BEGIN SOURCE EXCERPT
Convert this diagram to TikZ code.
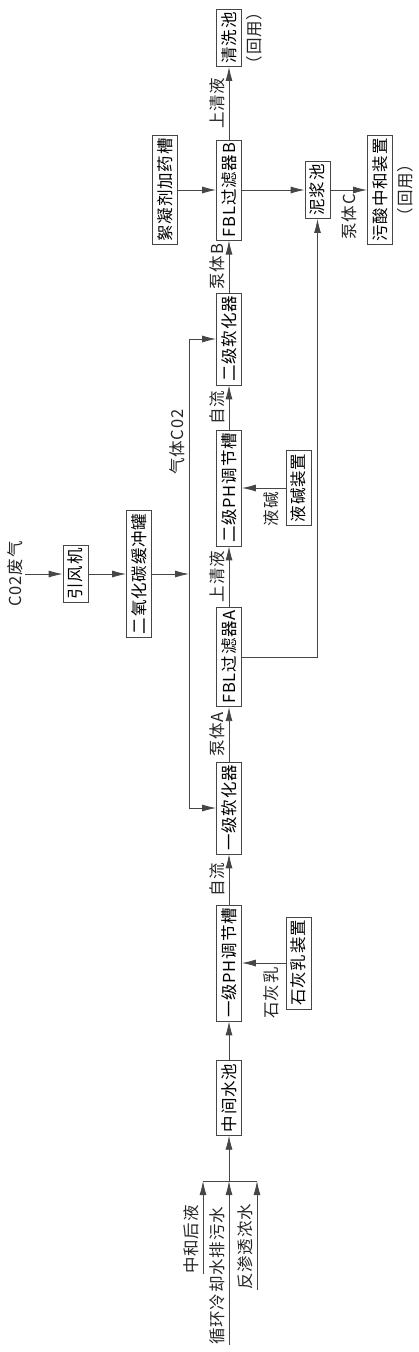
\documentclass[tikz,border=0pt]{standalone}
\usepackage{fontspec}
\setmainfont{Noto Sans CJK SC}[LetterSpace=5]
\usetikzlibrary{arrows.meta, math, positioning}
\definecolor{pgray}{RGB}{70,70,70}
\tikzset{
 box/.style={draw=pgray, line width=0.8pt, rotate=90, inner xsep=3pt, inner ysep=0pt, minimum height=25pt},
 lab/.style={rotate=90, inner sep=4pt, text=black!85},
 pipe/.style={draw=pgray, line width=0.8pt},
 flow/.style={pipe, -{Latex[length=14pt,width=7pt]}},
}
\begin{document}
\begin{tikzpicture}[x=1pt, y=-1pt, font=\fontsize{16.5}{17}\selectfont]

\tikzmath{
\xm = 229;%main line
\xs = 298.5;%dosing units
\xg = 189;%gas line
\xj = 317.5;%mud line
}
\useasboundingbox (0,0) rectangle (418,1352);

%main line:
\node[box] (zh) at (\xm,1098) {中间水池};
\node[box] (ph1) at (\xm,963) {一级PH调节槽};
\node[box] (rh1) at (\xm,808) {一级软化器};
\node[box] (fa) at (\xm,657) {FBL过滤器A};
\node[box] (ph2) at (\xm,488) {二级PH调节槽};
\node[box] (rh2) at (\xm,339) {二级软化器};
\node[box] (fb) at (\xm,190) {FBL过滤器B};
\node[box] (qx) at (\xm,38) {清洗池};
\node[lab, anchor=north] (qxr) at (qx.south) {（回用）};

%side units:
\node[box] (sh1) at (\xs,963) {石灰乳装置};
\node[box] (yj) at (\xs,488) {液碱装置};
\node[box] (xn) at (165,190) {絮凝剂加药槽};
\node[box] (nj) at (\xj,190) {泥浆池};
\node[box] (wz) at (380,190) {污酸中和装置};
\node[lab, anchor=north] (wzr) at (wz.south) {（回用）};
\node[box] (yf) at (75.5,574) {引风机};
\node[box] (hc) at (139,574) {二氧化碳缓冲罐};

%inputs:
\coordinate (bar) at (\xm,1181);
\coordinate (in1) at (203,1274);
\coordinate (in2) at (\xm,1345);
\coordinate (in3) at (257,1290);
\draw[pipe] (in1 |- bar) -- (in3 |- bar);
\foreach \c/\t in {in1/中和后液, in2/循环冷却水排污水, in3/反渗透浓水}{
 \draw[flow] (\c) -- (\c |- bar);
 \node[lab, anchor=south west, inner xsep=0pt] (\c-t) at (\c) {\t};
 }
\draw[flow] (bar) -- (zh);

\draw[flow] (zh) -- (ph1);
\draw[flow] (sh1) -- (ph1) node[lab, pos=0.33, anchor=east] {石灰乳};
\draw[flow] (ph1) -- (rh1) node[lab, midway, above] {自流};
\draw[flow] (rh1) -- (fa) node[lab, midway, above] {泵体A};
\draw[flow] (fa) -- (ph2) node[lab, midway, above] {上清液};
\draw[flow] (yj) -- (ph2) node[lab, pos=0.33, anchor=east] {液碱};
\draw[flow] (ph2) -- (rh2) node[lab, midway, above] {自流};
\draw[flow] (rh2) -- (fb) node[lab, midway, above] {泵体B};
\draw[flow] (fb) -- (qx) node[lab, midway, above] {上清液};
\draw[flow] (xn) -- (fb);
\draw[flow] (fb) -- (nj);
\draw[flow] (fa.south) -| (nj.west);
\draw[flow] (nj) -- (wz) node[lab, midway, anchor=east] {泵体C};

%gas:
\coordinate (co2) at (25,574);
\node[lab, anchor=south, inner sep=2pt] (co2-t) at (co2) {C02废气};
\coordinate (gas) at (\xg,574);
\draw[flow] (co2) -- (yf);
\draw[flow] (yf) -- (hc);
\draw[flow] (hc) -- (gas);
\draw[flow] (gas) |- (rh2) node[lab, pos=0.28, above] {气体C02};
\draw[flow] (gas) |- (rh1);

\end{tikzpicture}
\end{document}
END SOURCE EXCERPT
YOUR INSTRUCTIONS – Give again, exactly, the lines from the start of the data through the one holding "anchor=north] (qxr) at"; omit the pictures.

THE ANSWER –
Convert this diagram to TikZ code.
\documentclass[tikz,border=0pt]{standalone}
\usepackage{fontspec}
\setmainfont{Noto Sans CJK SC}[LetterSpace=5]
\usetikzlibrary{arrows.meta, math, positioning}
\definecolor{pgray}{RGB}{70,70,70}
\tikzset{
 box/.style={draw=pgray, line width=0.8pt, rotate=90, inner xsep=3pt, inner ysep=0pt, minimum height=25pt},
 lab/.style={rotate=90, inner sep=4pt, text=black!85},
 pipe/.style={draw=pgray, line width=0.8pt},
 flow/.style={pipe, -{Latex[length=14pt,width=7pt]}},
}
\begin{document}
\begin{tikzpicture}[x=1pt, y=-1pt, font=\fontsize{16.5}{17}\selectfont]

\tikzmath{
\xm = 229;%main line
\xs = 298.5;%dosing units
\xg = 189;%gas line
\xj = 317.5;%mud line
}
\useasboundingbox (0,0) rectangle (418,1352);

%main line:
\node[box] (zh) at (\xm,1098) {中间水池};
\node[box] (ph1) at (\xm,963) {一级PH调节槽};
\node[box] (rh1) at (\xm,808) {一级软化器};
\node[box] (fa) at (\xm,657) {FBL过滤器A};
\node[box] (ph2) at (\xm,488) {二级PH调节槽};
\node[box] (rh2) at (\xm,339) {二级软化器};
\node[box] (fb) at (\xm,190) {FBL过滤器B};
\node[box] (qx) at (\xm,38) {清洗池};
\node[lab, anchor=north] (qxr) at (qx.south) {（回用）};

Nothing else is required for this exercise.